Maryland lawmakers are expected to wrap up legislation on a state budget Wednesday.
The Maryland House of Delegates gave preliminary approval Tuesday to a bill that would raise income tax rates for wealthy state residents, a measure that passed in the Maryland Senate by a vote of 27-19. A final vote will come Wednesday morning.
Just like in the House, several amendments were pushed by Republicans that were easily defeated. House Democrats from Montgomery County did try and make a change of their own as well: instead of a jump in the income tax, they proposed to hike the sales tax one penny. That was rejected without a roll call vote.
Democrat Kathleen Dumais of Montgomery County supported the income tax increase, even though the hike will affect her county the most in the state: "And you know what district it effects the most in my county? My district. But here's the deal — the investment is worth it."
The bill would also raise increase revenues in other ways. Taxes on cigars and smokeless tobacco will rise sharply under the legislation, and
counties will start paying part of the cost for teacher pensions.
Megan Lay of Whiteford, Md. was one of many pit bull owners at the state house Tuesday.
It's expected to pass, much like it did in the Senate, where Democrat Richard Madaleno of Montgomery County said the hikes will stop severe spending cuts in public education: "One in five Marylanders will be touched by our public education system. That's how many young people are in our K-12 system and our higher education system including community colleges."
The Senate advanced the package of bills yesterday. Under the plan,
the income tax will rise on those who make more than $100,000 a year and
couples who make more than $150,000.
Two rallies took place outside of the statehouse Tuesday afternoon; the second and larger of which actually didn't have anything to do with taxes at all. It featured around 100 pit bull owners who want lawmakers to take up a bill that would negate a recent court decision that ruled pit bulls were an "inherently dangerous" dog breed.

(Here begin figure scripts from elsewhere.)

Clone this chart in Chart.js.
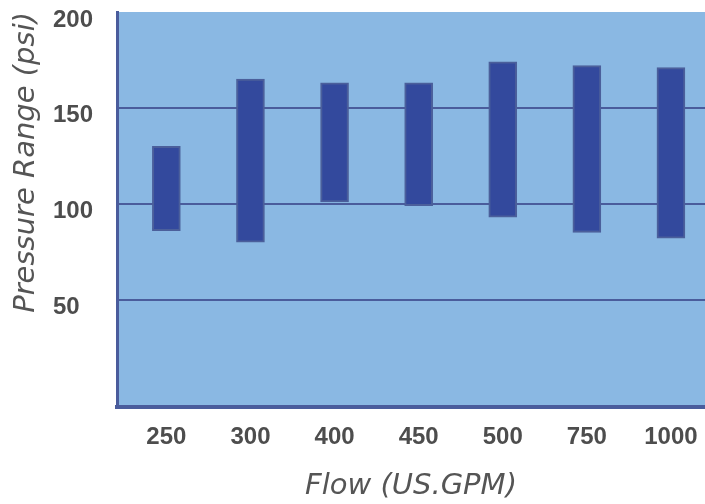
<!DOCTYPE html>
<html>
<head>
<meta charset="utf-8">
<script src="https://cdn.jsdelivr.net/npm/chart.js@4"></script>
<style>
  html, body { margin: 0; padding: 0; background: #ffffff; }
  .chart-container { position: relative; width: 705px; height: 504px; }
</style>
</head>
<body>
<div class="chart-container"><canvas id="chart"></canvas></div>
<script>
// flow categories (US.GPM)
var categories = ['250', '300', '400', '450', '500', '750', '1000'];
// pressure range per flow (psi)
var lowPressure = [86, 80, 101, 99, 93, 85, 82];
var highPressure = [130, 165, 163, 163, 174, 172, 171];
var yTicks = [50, 100, 150, 200];

var axisColor = '#4a5c9c';
var textColor = '#4d4d4d';

var ranges = categories.map(function (c, i) {
  return { x: i, y: [lowPressure[i], highPressure[i]] };
});

// light blue plot background
var plotBackground = {
  id: 'plotBackground',
  beforeDraw: function (chart) {
    var a = chart.chartArea, ctx = chart.ctx;
    ctx.save();
    ctx.fillStyle = '#8ab8e3';
    ctx.fillRect(a.left, a.top, a.right - a.left, a.bottom - a.top);
    ctx.restore();
  }
};

var ctx = document.getElementById('chart').getContext('2d');
new Chart(ctx, {
  type: 'bar',
  data: {
    datasets: [{
      data: ranges,
      backgroundColor: '#33499d',
      borderColor: '#4b5f9b',
      borderWidth: 2,
      borderSkipped: false,
      barThickness: 28
    }]
  },
  plugins: [plotBackground],
  options: {
    responsive: true,
    maintainAspectRatio: false,
    animation: false,
    layout: { padding: { top: 12, right: 0, bottom: 0, left: 53 } },
    plugins: {
      legend: { display: false },
      tooltip: { enabled: false }
    },
    scales: {
      x: {
        type: 'linear',
        offset: false,
        min: -0.587,
        max: 6.405,
        afterBuildTicks: function (scale) {
          scale.ticks = categories.map(function (c, i) { return { value: i }; });
        },
        afterFit: function (scale) {
          scale.height = 97;
          scale.paddingLeft = 0;
          scale.paddingRight = 0;
        },
        grid: { display: false, drawTicks: false },
        border: { color: axisColor, width: 4 },
        ticks: {
          padding: 16,
          autoSkip: false,
          maxRotation: 0,
          color: textColor,
          font: { family: '"Liberation Sans", Arial, sans-serif', size: 24, weight: 'bold' },
          callback: function (v) { return categories[v]; }
        },
        title: {
          display: true,
          text: 'Flow (US.GPM)',
          color: '#555555',
          padding: { top: 0, bottom: 0 },
          font: { family: '"DejaVu Sans", sans-serif', size: 29, style: 'italic' }
        }
      },
      y: {
        min: -6,
        max: 200,
        afterBuildTicks: function (scale) {
          scale.ticks = yTicks.map(function (v) { return { value: v }; });
        },
        afterFit: function (scale) {
          scale.width = 64;
          scale.paddingTop = 0;
          scale.paddingBottom = 0;
        },
        grid: {
          drawTicks: false,
          lineWidth: 2,
          color: function (c) { return c.tick && c.tick.value === 200 ? 'rgba(0,0,0,0)' : axisColor; }
        },
        border: { color: axisColor, width: 3 },
        ticks: {
          crossAlign: 'far',
          padding: 0,
          labelOffset: 8,
          color: textColor,
          font: { family: '"Liberation Sans", Arial, sans-serif', size: 24, weight: 'bold' }
        },
        title: {
          display: true,
          text: 'Pressure Range (psi)',
          align: 'end',
          color: '#555555',
          padding: { top: -44, bottom: 0 },
          font: { family: '"DejaVu Sans", sans-serif', size: 29, style: 'italic' }
        }
      }
    }
  }
});
</script>
</body>
</html>
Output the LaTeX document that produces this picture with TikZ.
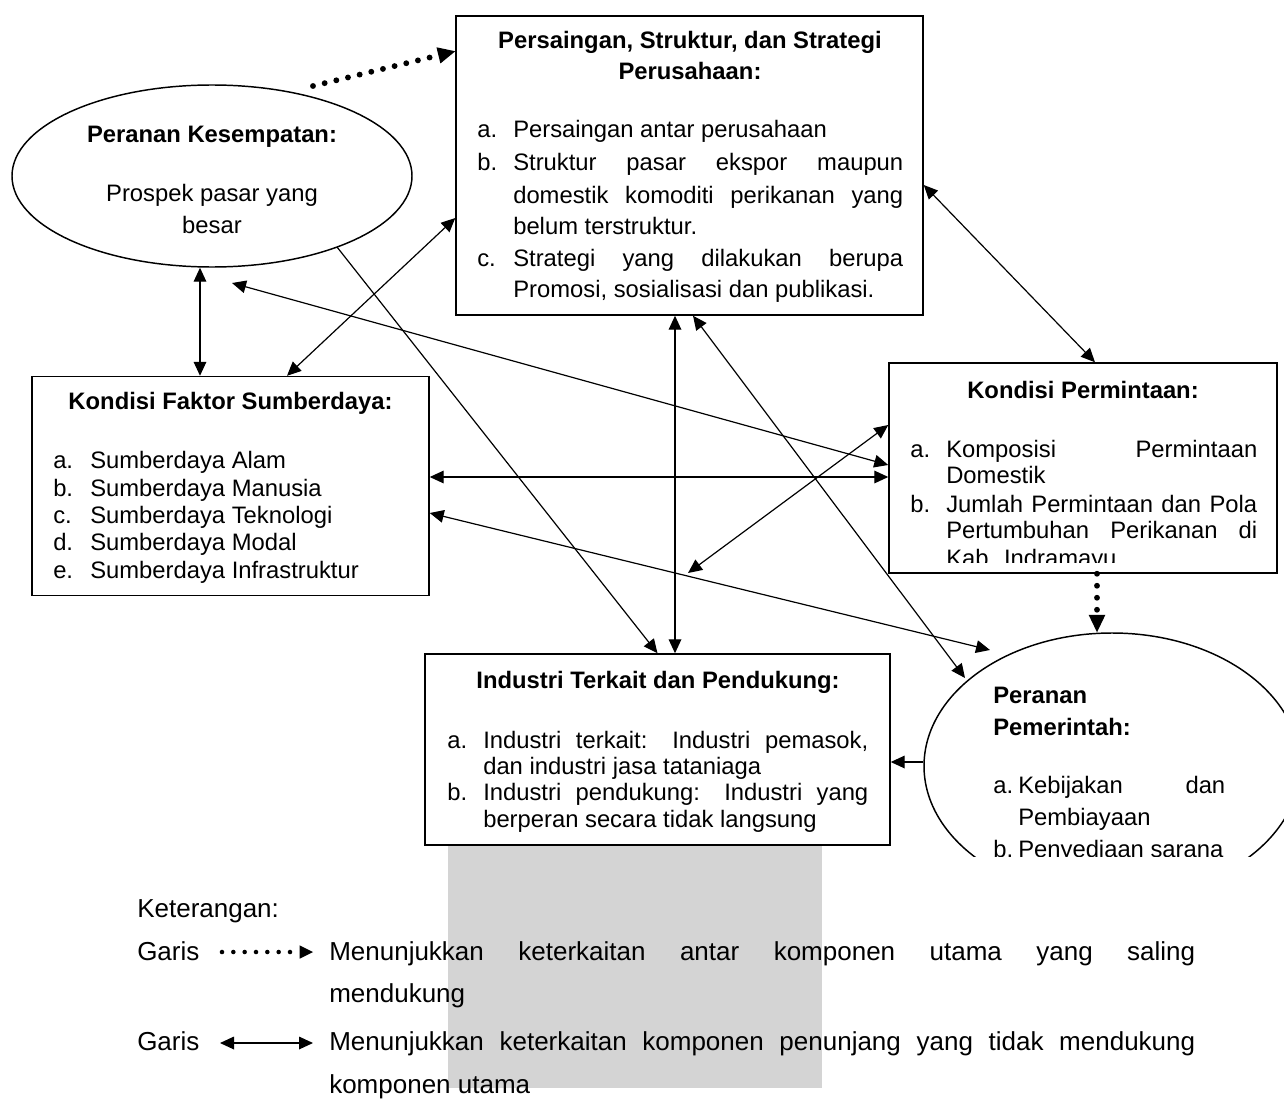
\documentclass[tikz,border=0pt]{standalone}
\usepackage{fontspec}
\setmainfont{Liberation Sans}
\usetikzlibrary{arrows.meta,shapes.geometric,calc}
\newlength\pxu \setlength\pxu{0.75pt}
\newcommand\jl[2]{\makebox[#1\pxu][s]{#2}}
\newcommand\bodyfont{\fontsize{17.85pt}{20pt}\selectfont}
\newcommand\legfont{\fontsize{19.5pt}{22pt}\selectfont}
\tikzset{
 box/.style={draw, line width=1.1pt, fill=white, rectangle, inner sep=0pt},
 oval/.style={draw, line width=1.1pt, fill=white, ellipse, inner sep=0pt},
 txt/.style={inner sep=0pt, anchor=base west, font=\bodyfont},
 ttl/.style={inner sep=0pt, anchor=base, font=\bodyfont\bfseries},
 ctr/.style={inner sep=0pt, anchor=base, font=\bodyfont},
 btl/.style={inner sep=0pt, anchor=base west, font=\bodyfont\bfseries},
 leg/.style={inner sep=0pt, anchor=base west, font=\legfont},
 link/.style={line width=0.9pt, {Triangle[length=10.5pt,width=9.5pt]}-{Triangle[length=10.5pt,width=9.5pt]}},
 onelink/.style={line width=0.9pt, -{Triangle[length=10.5pt,width=9.5pt]}},
 dotlink/.style={line width=4.4pt, line cap=round, dash pattern=on 0pt off 9pt, -{Triangle[length=13pt,width=12.5pt,line width=0pt]}},
 legdot/.style={line width=3.4pt, line cap=round, dash pattern=on 0pt off 8.5pt, -{Triangle[length=10pt,width=10pt,line width=0pt]}},
}
\begin{document}
\begin{tikzpicture}[x=0.75pt,y=-0.75pt]
\useasboundingbox (0,0) rectangle (1284,1102);
% watermark backdrop
\fill[black!17] (448,840) rectangle (822,1088);

% ---- boxes ----
\node[box, minimum width=350.25pt, minimum height=224.25pt] (P) at (689.5,165.5) {};
\node[box, minimum width=297.75pt, minimum height=164.25pt] (F) at (230.5,486) {};
\node[box, minimum width=291pt, minimum height=157.5pt] (D) at (1083,468) {};
\node[box, minimum width=348.75pt, minimum height=143.25pt] (I) at (657.5,749.5) {};
\node[oval, minimum width=300pt, minimum height=136.5pt] (K) at (212,176) {};
\begin{scope}
\clip (880,600) rectangle (1284,856);
\node[oval, minimum width=282pt, minimum height=199.5pt] (G) at (1112,766) {};
\node[btl] (gt1) at (993,703) {Peranan};
\node[btl] (gt2) at (993,735) {Pemerintah:};
\node[txt] (ga) at (993,793) {a.};
\node[txt] (ga1) at (1018,793) {\jl{207}{Kebijakan dan}};
\node[txt] (ga2) at (1018,825) {Pembiayaan};
\node[txt] (gb) at (993,857) {b.};
\node[txt] (gb1) at (1018,857) {Penyediaan sarana};
\end{scope}

% ---- P text ----
\node[ttl] (pt1) at (690,49) {Persaingan, Struktur, dan Strategi};
\node[ttl] (pt2) at (690,80) {Perusahaan:};
\node[txt] (pa) at (477,138) {a.};
\node[txt] (pa1) at (513,138) {Persaingan antar perusahaan};
\node[txt] (pb) at (477,171) {b.};
\node[txt] (pb1) at (513,171) {\jl{390}{Struktur pasar ekspor maupun}};
\node[txt] (pb2) at (513,203) {\jl{390}{domestik komoditi perikanan yang}};
\node[txt] (pb3) at (513,234) {belum terstruktur.};
\node[txt] (pc) at (477,266) {c.};
\node[txt] (pc1) at (513,266) {\jl{390}{Strategi yang dilakukan berupa}};
\node[txt] (pc2) at (513,297) {Promosi, sosialisasi dan publikasi.};

% ---- K text ----
\node[ttl] (kt) at (212,143) {Peranan Kesempatan:};
\node[ctr] (k1) at (212,201) {Prospek pasar yang};
\node[ctr] (k2) at (212,233) {besar};

% ---- F text ----
\node[ttl] (ft) at (230.5,409) {Kondisi Faktor Sumberdaya:};
\node[txt] (fa) at (53,468) {a.};
\node[txt] (fa1) at (90,468) {Sumberdaya Alam};
\node[txt] (fb) at (53,496) {b.};
\node[txt] (fb1) at (90,496) {Sumberdaya Manusia};
\node[txt] (fc) at (53,523) {c.};
\node[txt] (fc1) at (90,523) {Sumberdaya Teknologi};
\node[txt] (fd) at (53,550) {d.};
\node[txt] (fd1) at (90,550) {Sumberdaya Modal};
\node[txt] (fe) at (53,578) {e.};
\node[txt] (fe1) at (90,578) {Sumberdaya Infrastruktur};

% ---- D text ----
\node[ttl] (dt) at (1083,398) {Kondisi Permintaan:};
\begin{scope}
\clip (889,363) rectangle (1277,562);
\node[txt] (da) at (910,457) {a.};
\node[txt] (da1) at (946,457) {\jl{311}{Komposisi Permintaan}};
\node[txt] (da2) at (946,483) {Domestik};
\node[txt] (db) at (910,512) {b.};
\node[txt] (db1) at (946,512) {\jl{311}{Jumlah Permintaan dan Pola}};
\node[txt] (db2) at (946,538) {\jl{311}{Pertumbuhan Perikanan di}};
\node[txt] (db3) at (946,566) {Kab. Indramayu};
\end{scope}

% ---- I text ----
\node[ttl] (it) at (658,688) {Industri Terkait dan Pendukung:};
\node[txt] (ia) at (447,748) {a.};
\node[txt] (ia1) at (483,748) {\jl{385}{Industri terkait: Industri pemasok,}};
\node[txt] (ia2) at (483,774) {dan industri jasa tataniaga};
\node[txt] (ib) at (447,800) {b.};
\node[txt] (ib1) at (483,800) {\jl{385}{Industri pendukung: Industri yang}};
\node[txt] (ib2) at (483,827) {berperan secara tidak langsung};

% ---- connectors ----
\coordinate (kdot) at (313,86);
\coordinate (dfree) at (688,573);
\draw[dotlink] (kdot) -- ($(P.north west)+(0,36)$);
\draw[dotlink] ($(D.south)+(14,0)$) -- ($(G.north)+(-15,0)$);
\draw[link] ($(K.south)+(-12,0)$) -- ($(F.north)+(-30.5,0)$);
\draw[link] ($(F.north)+(56.5,0)$) -- ($(P.west)+(0,52.5)$);
\draw[link] ($(P.east)+(0,19.5)$) -- ($(D.north)+(12,0)$);
\draw[link] ($(K.center)+(20,107)$) -- ($(D.west)+(0,-3)$);
\draw[link] ($(F.east)+(0,-9)$) -- ($(D.west)+(0,9)$);
\draw[link] ($(F.east)+(0,27)$) -- ($(G.center)+(-122,-116)$);
\draw[onelink] ($(K.center)+(125,71)$) -- (I.north);
\draw[link] ($(P.south)+(-14.5,0)$) -- ($(I.north)+(17.5,0)$);
\draw[link] ($(P.south)+(3.5,0)$) -- ($(G.center)+(-147,-88)$);
\draw[link] ($(D.west)+(0,-43)$) -- (dfree);
\draw[onelink] ($(G.west)+(0,-4)$) -- ($(I.east)+(0,12.5)$);

% ---- legend ----
\node[leg] (ket) at (137,917) {Keterangan:};
\node[leg] (g1) at (137,960) {Garis};
\coordinate (ld1) at (222,952);
\coordinate (ld2) at (313,952);
\draw[legdot] (ld1) -- (ld2);
\node[leg] (m1) at (329,960) {\jl{866}{Menunjukkan keterkaitan antar komponen utama yang saling}};
\node[leg] (m2) at (329,1002) {mendukung};
\node[leg] (g2) at (137,1050) {Garis};
\coordinate (la1) at (220,1043);
\coordinate (la2) at (313,1043);
\draw[link] (la1) -- (la2);
\node[leg] (m3) at (329,1050) {\jl{866}{Menunjukkan keterkaitan komponen penunjang yang tidak mendukung}};
\node[leg] (m4) at (329,1093) {komponen utama};
\end{tikzpicture}
\end{document}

Delegate Heather Mizuer of Montgomery County says the ruling presents many problems.
"The liability concerns from that our landlords are telling their renters they must either get rid of their family pet, or they will be evicted from their homes."
The Senate did not take up the measure, meaning it is likely the pit bull bill will not be taken up by lawmakers until the expected second special session this summer, which is expected to focus on the expansion of gaming.